I remember teaching a short course some time ago for advanced English students. The first part of the course was fairly standard – vocabulary building, role-plays, some debates on artificial themes et cetera. The final part of the course, though, was just a plain canvas – the students were asked to decide what we would do in the lessons. I couldn’t plan or prepare. The lessons were down to the students.
Can such a system work? Can you remove materials and textbooks from a classroom and still expect the students to learn? Not only is the answer ‘yes’, but a whole group of ESOL teachers also believe this is the best way to learn/teach.
Teaching unplugged
This week, I’ve been caught up reading articles from Scott Thornbury’s excellent ‘Teaching Unplugged’ website. In it, he explains – with the help of some friends – a teaching pattern that is unabashedly contrary in a world that is bursting at the seams with textbooks, theories and technology. It is a style “unburdened by an excess of materials… a pedagogy grounded in the local and relevant concerns of the people in the room.” Until I read this, I had no idea that other teachers were thinking the same as me on a wide scale.
It all starts with the article ‘A Dogma for EFL’, published 10 years ago, high on inspiration and determination, and the foundation for a style that is actually “a state of mind.” If you haven’t read the article, stop listening to me droning on and go read it!
Naked teaching
From there, it is a natural step up to the idea of teaching unplugged. Live, raw, naked teaching. Not literally, of course. That would be disturbing. But naked in the sense of not over-planning, not over-preparing, not micro-managing. Letting the learners lead with their own ideas and conversation. Using language because you want to talk, not because of some abstract goal. There’s a lot more to it, but the key principles can be found in the 10 guidelines defined in Scott’s article Teaching Unplugged (Or Dogme with an ‘E’).
Rule no. 1: There are no rules (except these 10)
In summary, those 10 principles include the idea that teachers only use the materials that can be found ‘on location’. It requires using your own knowledge and the experience and personalities of your students to teach.
A second idea that I am particularly fond of is that the teacher should sit down when the students are sitting. Symbolically, it takes away the ‘authority figure’, and replaces him with just another person.
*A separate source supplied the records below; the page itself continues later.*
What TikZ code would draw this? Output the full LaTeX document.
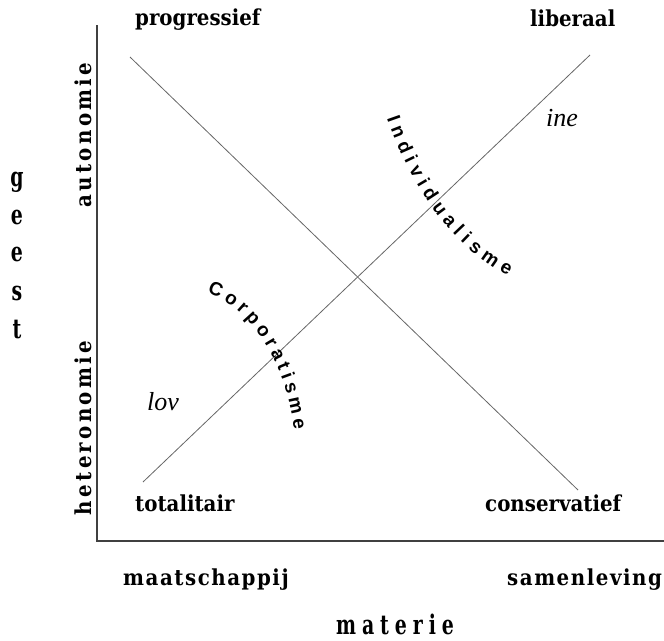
\documentclass[tikz,border=0pt]{standalone}
\usepackage{fontspec}
\setmainfont{DejaVu Serif}[FakeStretch=0.9]
\newfontfamily\spacedfont{DejaVu Serif}[FakeStretch=0.9, LetterSpace=15]
\newfontfamily\widefont{DejaVu Serif}[FakeStretch=0.9, LetterSpace=7]
\newfontfamily\tallfont{DejaVu Serif}[FakeStretch=0.7, LetterSpace=22]
\newfontfamily\wordfont{Liberation Sans}
\newfontfamily\notefont{Liberation Serif}
\usetikzlibrary{decorations.text}

\begin{document}
\begin{tikzpicture}[x=1pt, y=-1pt,
  lbl/.style={font=\fontsize{22}{22}\selectfont\bfseries, inner sep=0pt},
  widelbl/.style={font=\widefont\fontsize{22}{22}\selectfont\bfseries, inner sep=0pt},
  axislbl/.style={font=\spacedfont\fontsize{22}{22}\selectfont\bfseries, inner sep=0pt, rotate=90},
  tall/.style={font=\tallfont\fontsize{27}{27}\selectfont\bfseries, inner sep=0pt},
  note/.style={font=\notefont\itshape\fontsize{26}{26}\selectfont, inner sep=0pt},
  axisline/.style={draw=black!75, line width=1.6pt},
  diag/.style={draw=black!60, line width=0.8pt},
  bent/.style={decorate, decoration={text along path, text align={fit to path},
    text={|\wordfont\bfseries\fontsize{19}{19}\selectfont|#1}}}
]
  \useasboundingbox (0,0) rectangle (664,640);
  % Axes
  \coordinate (origin) at (97,541);
  \coordinate (ytop) at (97,25);
  \coordinate (xend) at (664,541);
  \draw[axisline] (ytop) -- (origin) -- (xend);
  % Diagonals
  \coordinate (prog) at (130,57);
  \coordinate (cons) at (578,490);
  \coordinate (tot) at (143,482);
  \coordinate (lib) at (590,55);
  \draw[diag] (prog) -- (cons);
  \draw[diag] (tot) -- (lib);
  % Corner labels
  \node[lbl, anchor=west] (progressief) at (135,20) {progressief};
  \node[lbl, anchor=west] (liberaal) at (530,18) {liberaal};
  \node[lbl, anchor=west] (totalitair) at (135,503) {totalitair};
  \node[lbl, anchor=west] (conservatief) at (485,503) {conservatief};
  \node[widelbl, anchor=west] (maatschappij) at (123,580) {maatschappij};
  \node[widelbl, anchor=west] (samenleving) at (507,580) {samenleving};
  % Axis labels
  \node[axislbl] (autonomie) at (83,135) {autonomie};
  \node[axislbl] (heteronomie) at (83,428) {heteronomie};
  \node[tall, anchor=base] (materie) at (395,634) {materie};
  \foreach \ch/\yy [count=\i] in {g/182, e/217, e/254, s/293, t/330}
    \node[tall] (geest\i) at (17,\yy) {\ch};
  % Small notes
  \node[note] (ine) at (562,118) {ine};
  \node[note] (lov) at (163,402) {lov};
  % Bent words
  \path[bent=Corporatisme] (207,293) .. controls (245,305) and (285,355) .. (294,430);
  \path[bent=Individualisme] (387,118) .. controls (405,170) and (440,240) .. (508,276);
\end{tikzpicture}
\end{document}
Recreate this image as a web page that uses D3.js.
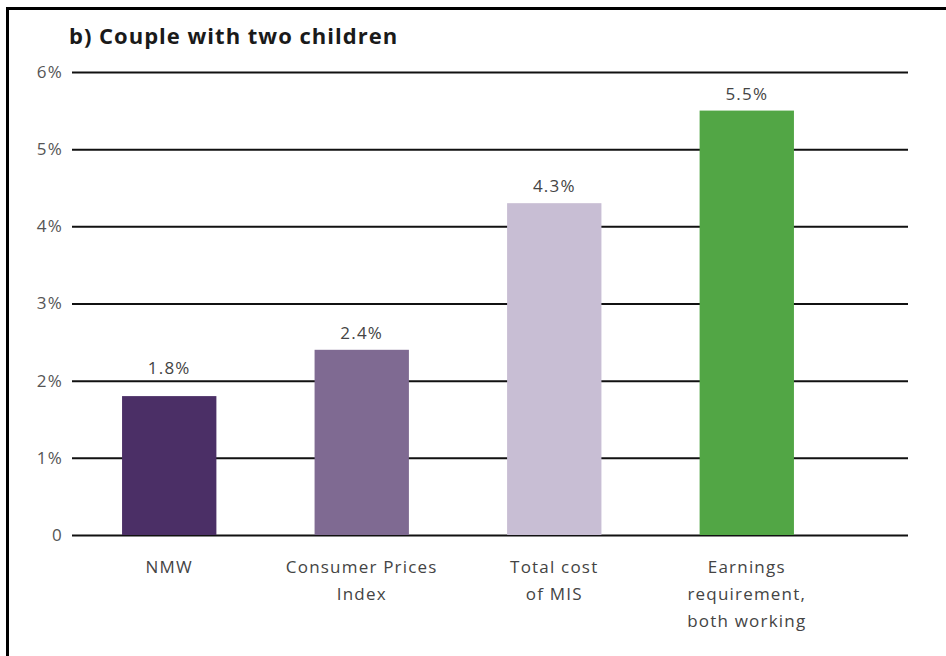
<!DOCTYPE html>
<html>
<head>
<meta charset="UTF-8">
<title>Couple with two children</title>
<script src="https://cdn.jsdelivr.net/npm/d3@7"></script>
<style>
  body { margin: 0; background: #fff; }
  svg { display: block; font-family: "Open Sans", sans-serif; }
</style>
</head>
<body>
<div id="chart"></div>
<script>
const categories = [
  ["NMW"],
  ["Consumer Prices", "Index"],
  ["Total cost", "of MIS"],
  ["Earnings", "requirement,", "both working"]
];
const values = [1.8, 2.4, 4.3, 5.5];
const valueLabels = ["1.8%", "2.4%", "4.3%", "5.5%"];
const barColors = ["#4b2f66", "#7f6a92", "#c8bed4", "#52a645"];
const yTicks = [0, 1, 2, 3, 4, 5, 6];
const yTickLabels = ["0", "1%", "2%", "3%", "4%", "5%", "6%"];

const w = 946, h = 656;
const plotLeft = 72, plotRight = 908, plotTop = 72, plotBase = 535;
const labelFont = 17;
const labelSpacing = 1.2;

const svg = d3.select("#chart").append("svg")
  .attr("width", w)
  .attr("height", h);

// frame
svg.append("path")
  .attr("d", `M7.5,${h} V8.5 H${w}`)
  .attr("fill", "none")
  .attr("stroke", "#000")
  .attr("stroke-width", 3);

svg.append("text")
  .attr("x", 69)
  .attr("y", 44)
  .attr("font-size", 22)
  .attr("font-weight", "bold")
  .attr("letter-spacing", 1)
  .attr("fill", "#1a1a1a")
  .text("b) Couple with two children");

const x = d3.scaleBand()
  .domain(d3.range(categories.length))
  .range([plotLeft, 844])
  .paddingInner(0.51)
  .paddingOuter(0.26);

const y = d3.scaleLinear()
  .domain([0, 6])
  .range([plotBase, plotTop]);

// gridlines + tick labels
const yAxis = d3.axisLeft(y)
  .tickValues(yTicks)
  .tickFormat((d, i) => yTickLabels[i])
  .tickSize(-(plotRight - plotLeft))
  .tickPadding(9);

const ga = svg.append("g")
  .attr("transform", `translate(${plotLeft},0)`)
  .call(yAxis);
ga.select(".domain").remove();
ga.selectAll(".tick line")
  .attr("stroke", "#111")
  .attr("stroke-width", 2);
ga.selectAll(".tick text")
  .attr("font-size", labelFont)
  .attr("letter-spacing", labelSpacing)
  .attr("fill", "#555")
  .attr("font-family", "'Open Sans', sans-serif");

// bars
svg.append("g").selectAll("rect")
  .data(values)
  .join("rect")
  .attr("x", (d, i) => x(i))
  .attr("y", d => y(d))
  .attr("width", x.bandwidth())
  .attr("height", d => plotBase - y(d))
  .attr("fill", (d, i) => barColors[i]);

// value labels, lifted above a gridline when they would sit on it
svg.append("g").selectAll("text")
  .data(values)
  .join("text")
  .attr("x", (d, i) => x(i) + x.bandwidth() / 2)
  .attr("y", d => {
    let ly = y(d) - 11;
    const hit = yTicks.find(t => y(t) > ly - 13 && y(t) < ly + 2);
    if (hit !== undefined) ly = y(hit) - 7;
    return ly;
  })
  .attr("text-anchor", "middle")
  .attr("font-size", labelFont)
  .attr("letter-spacing", labelSpacing)
  .attr("fill", "#444")
  .text((d, i) => valueLabels[i]);

// category labels
const cat = svg.append("g").selectAll("text")
  .data(categories)
  .join("text")
  .attr("x", (d, i) => x(i) + x.bandwidth() / 2)
  .attr("y", 573)
  .attr("text-anchor", "middle")
  .attr("font-size", labelFont)
  .attr("letter-spacing", labelSpacing)
  .attr("fill", "#444");
cat.selectAll("tspan")
  .data(d => d)
  .join("tspan")
  .attr("x", function () { return this.parentNode.getAttribute("x"); })
  .attr("dy", (d, i) => i === 0 ? 0 : 27)
  .text(d => d);
</script>
</body>
</html>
Someone to converse with.
Grammar should emerge from the lesson, not be inputted into it. Topics for discussion and questions asked should be real, not artificially construed to achieve something. The final point also rings clear and true: teachers should not be boring.
Dogme and teaching
I think this approach is best summed up by ‘Luke’, a contributor to the Teaching Unplugged website. When talking about whether this type of lesson can be carried out in the real world, he poignantly stated that “there’s one caveat here – you do have to be interested in people to teach like this!”
So, that’s been my week, pretty much! Reading about Dogme and thinking of ways to implement it more fully into my lessons. Has anyone been using this style? Care to comment?